======== Data section
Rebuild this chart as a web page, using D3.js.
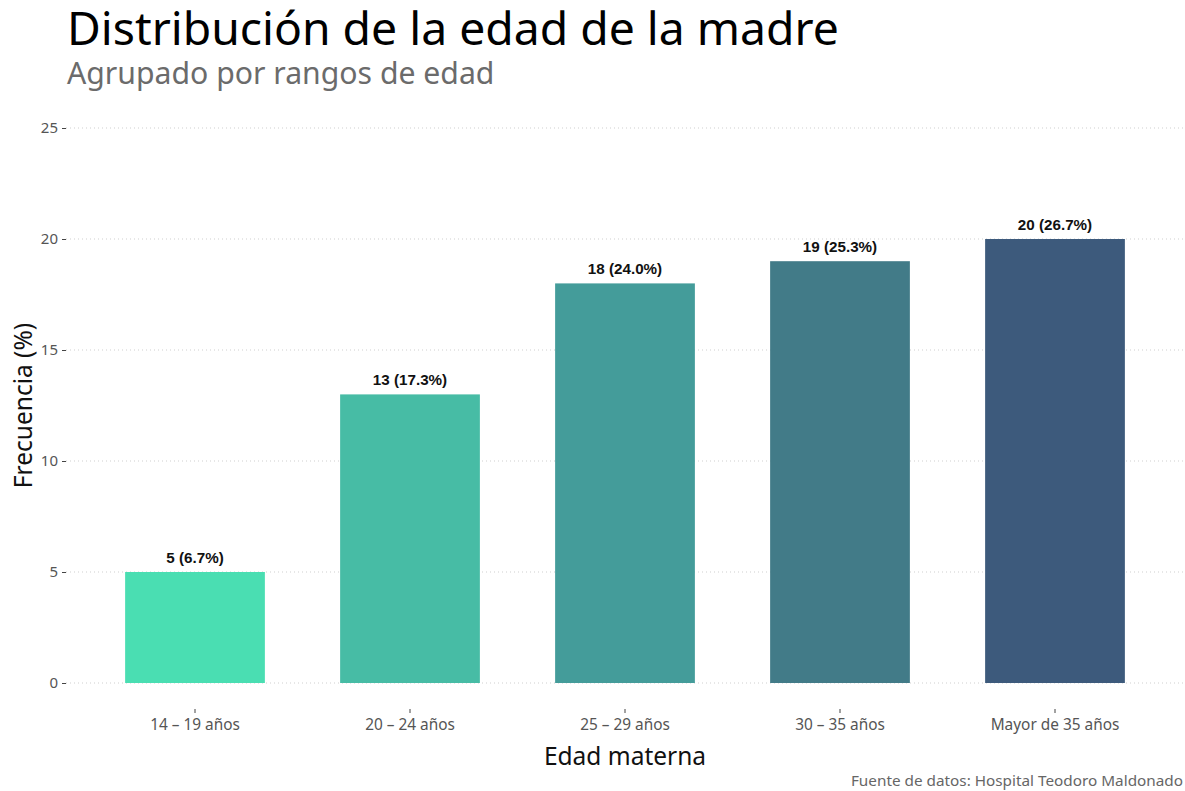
<!DOCTYPE html>
<html>
<head>
<meta charset="utf-8">
<script src="https://cdn.jsdelivr.net/npm/d3@7"></script>
<style>
  html, body { margin: 0; padding: 0; background: #fff; }
  svg { display: block; }
</style>
</head>
<body>
<svg id="chart" width="1185" height="791"></svg>
<script>
// Age groups of the mother and their counts
const categories = ["14 – 19 años", "20 – 24 años", "25 – 29 años", "30 – 35 años", "Mayor de 35 años"];
const counts = [5, 13, 18, 19, 20];
const percents = [6.7, 17.3, 24.0, 25.3, 26.7];
const barColors = ["#4ADEB2", "#47BCA5", "#449C9A", "#427B88", "#3D5A7C"];
const yTicks = [0, 5, 10, 15, 20, 25];

const svg = d3.select("#chart");
const uiFont = "'Noto Sans', 'Open Sans', sans-serif";

const panel = { left: 66, right: 1184, top: 118, bottom: 709 };

const x = d3.scaleBand()
  .domain(categories)
  .range([panel.left, panel.right])
  .paddingInner(0.35)
  .paddingOuter(0.275);

const y = d3.scaleLinear()
  .domain([0, 25])
  .range([683, 128]);

// Horizontal dotted gridlines
svg.append("g")
  .selectAll("line")
  .data(yTicks)
  .join("line")
  .attr("x1", panel.left)
  .attr("x2", panel.right)
  .attr("y1", d => y(d))
  .attr("y2", d => y(d))
  .attr("stroke", "#cfcfcf")
  .attr("stroke-width", 1)
  .attr("stroke-dasharray", "1,3");

// Y axis
const yAxis = svg.append("g")
  .attr("transform", `translate(${panel.left},0)`)
  .call(d3.axisLeft(y).tickValues(yTicks).tickSize(4).tickPadding(4));
yAxis.select(".domain").remove();
yAxis.selectAll(".tick line").attr("stroke", "#444").attr("stroke-width", 1);
yAxis.selectAll(".tick text")
  .attr("font-family", uiFont)
  .attr("font-size", 15)
  .attr("fill", "#555");

// X axis
const xAxis = svg.append("g")
  .attr("transform", `translate(0,${panel.bottom})`)
  .call(d3.axisBottom(x).tickSize(4).tickPadding(6));
xAxis.select(".domain").remove();
xAxis.selectAll(".tick line").attr("stroke", "#444").attr("stroke-width", 1);
xAxis.selectAll(".tick text")
  .attr("font-family", uiFont)
  .attr("font-size", 15.4)
  .attr("fill", "#555");

// Bars
svg.append("g")
  .selectAll("rect")
  .data(categories)
  .join("rect")
  .attr("x", d => x(d))
  .attr("width", x.bandwidth())
  .attr("y", (d, i) => y(counts[i]))
  .attr("height", (d, i) => y(0) - y(counts[i]))
  .attr("fill", (d, i) => barColors[i]);

// Value labels above bars
svg.append("g")
  .selectAll("text")
  .data(categories)
  .join("text")
  .attr("x", d => x(d) + x.bandwidth() / 2)
  .attr("y", (d, i) => y(counts[i]) - 9)
  .attr("text-anchor", "middle")
  .attr("font-family", "'Liberation Sans', Arial, sans-serif")
  .attr("font-weight", "bold")
  .attr("font-size", 15.2)
  .attr("fill", "#111")
  .text((d, i) => `${counts[i]} (${percents[i].toFixed(1)}%)`);

// Title and subtitle
svg.append("text")
  .attr("x", 67).attr("y", 45)
  .attr("font-family", uiFont)
  .attr("font-size", 46.3)
  .attr("fill", "#000")
  .text("Distribución de la edad de la madre");

svg.append("text")
  .attr("x", 67).attr("y", 84)
  .attr("font-family", uiFont)
  .attr("font-size", 30.2)
  .attr("fill", "#6b6b6b")
  .text("Agrupado por rangos de edad");

// Axis titles
svg.append("text")
  .attr("x", (panel.left + panel.right) / 2)
  .attr("y", 765)
  .attr("text-anchor", "middle")
  .attr("font-family", uiFont)
  .attr("font-size", 24.5)
  .attr("fill", "#111")
  .text("Edad materna");

svg.append("text")
  .attr("transform", `translate(32,${(128 + 683) / 2}) rotate(-90)`)
  .attr("text-anchor", "middle")
  .attr("font-family", uiFont)
  .attr("font-size", 24.5)
  .attr("fill", "#111")
  .text("Frecuencia (%)");

// Caption
svg.append("text")
  .attr("x", 1183).attr("y", 786)
  .attr("text-anchor", "end")
  .attr("font-family", uiFont)
  .attr("font-size", 15.3)
  .attr("fill", "#666")
  .text("Fuente de datos: Hospital Teodoro Maldonado");
</script>
</body>
</html>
================
**Exercise details**
Make an exact reproduction of the listing above, without any pictures.

**Task response**
Rebuild this chart as a web page, using D3.js.
<!DOCTYPE html>
<html>
<head>
<meta charset="utf-8">
<script src="https://cdn.jsdelivr.net/npm/d3@7"></script>
<style>
  html, body { margin: 0; padding: 0; background: #fff; }
  svg { display: block; }
</style>
</head>
<body>
<svg id="chart" width="1185" height="791"></svg>
<script>
// Age groups of the mother and their counts
const categories = ["14 – 19 años", "20 – 24 años", "25 – 29 años", "30 – 35 años", "Mayor de 35 años"];
const counts = [5, 13, 18, 19, 20];
const percents = [6.7, 17.3, 24.0, 25.3, 26.7];
const barColors = ["#4ADEB2", "#47BCA5", "#449C9A", "#427B88", "#3D5A7C"];
const yTicks = [0, 5, 10, 15, 20, 25];

const svg = d3.select("#chart");
const uiFont = "'Noto Sans', 'Open Sans', sans-serif";

const panel = { left: 66, right: 1184, top: 118, bottom: 709 };

const x = d3.scaleBand()
  .domain(categories)
  .range([panel.left, panel.right])
  .paddingInner(0.35)
  .paddingOuter(0.275);

const y = d3.scaleLinear()
  .domain([0, 25])
  .range([683, 128]);

// Horizontal dotted gridlines
svg.append("g")
  .selectAll("line")
  .data(yTicks)
  .join("line")
  .attr("x1", panel.left)
  .attr("x2", panel.right)
  .attr("y1", d => y(d))
  .attr("y2", d => y(d))
  .attr("stroke", "#cfcfcf")
  .attr("stroke-width", 1)
  .attr("stroke-dasharray", "1,3");

// Y axis
const yAxis = svg.append("g")
  .attr("transform", `translate(${panel.left},0)`)
  .call(d3.axisLeft(y).tickValues(yTicks).tickSize(4).tickPadding(4));
yAxis.select(".domain").remove();
yAxis.selectAll(".tick line").attr("stroke", "#444").attr("stroke-width", 1);
yAxis.selectAll(".tick text")
  .attr("font-family", uiFont)
  .attr("font-size", 15)
  .attr("fill", "#555");

// X axis
const xAxis = svg.append("g")
  .attr("transform", `translate(0,${panel.bottom})`)
  .call(d3.axisBottom(x).tickSize(4).tickPadding(6));
xAxis.select(".domain").remove();
xAxis.selectAll(".tick line").attr("stroke", "#444").attr("stroke-width", 1);
xAxis.selectAll(".tick text")
  .attr("font-family", uiFont)
  .attr("font-size", 15.4)
  .attr("fill", "#555");

// Bars
svg.append("g")
  .selectAll("rect")
  .data(categories)
  .join("rect")
  .attr("x", d => x(d))
  .attr("width", x.bandwidth())
  .attr("y", (d, i) => y(counts[i]))
  .attr("height", (d, i) => y(0) - y(counts[i]))
  .attr("fill", (d, i) => barColors[i]);

// Value labels above bars
svg.append("g")
  .selectAll("text")
  .data(categories)
  .join("text")
  .attr("x", d => x(d) + x.bandwidth() / 2)
  .attr("y", (d, i) => y(counts[i]) - 9)
  .attr("text-anchor", "middle")
  .attr("font-family", "'Liberation Sans', Arial, sans-serif")
  .attr("font-weight", "bold")
  .attr("font-size", 15.2)
  .attr("fill", "#111")
  .text((d, i) => `${counts[i]} (${percents[i].toFixed(1)}%)`);

// Title and subtitle
svg.append("text")
  .attr("x", 67).attr("y", 45)
  .attr("font-family", uiFont)
  .attr("font-size", 46.3)
  .attr("fill", "#000")
  .text("Distribución de la edad de la madre");

svg.append("text")
  .attr("x", 67).attr("y", 84)
  .attr("font-family", uiFont)
  .attr("font-size", 30.2)
  .attr("fill", "#6b6b6b")
  .text("Agrupado por rangos de edad");

// Axis titles
svg.append("text")
  .attr("x", (panel.left + panel.right) / 2)
  .attr("y", 765)
  .attr("text-anchor", "middle")
  .attr("font-family", uiFont)
  .attr("font-size", 24.5)
  .attr("fill", "#111")
  .text("Edad materna");

svg.append("text")
  .attr("transform", `translate(32,${(128 + 683) / 2}) rotate(-90)`)
  .attr("text-anchor", "middle")
  .attr("font-family", uiFont)
  .attr("font-size", 24.5)
  .attr("fill", "#111")
  .text("Frecuencia (%)");

// Caption
svg.append("text")
  .attr("x", 1183).attr("y", 786)
  .attr("text-anchor", "end")
  .attr("font-family", uiFont)
  .attr("font-size", 15.3)
  .attr("fill", "#666")
  .text("Fuente de datos: Hospital Teodoro Maldonado");
</script>
</body>
</html>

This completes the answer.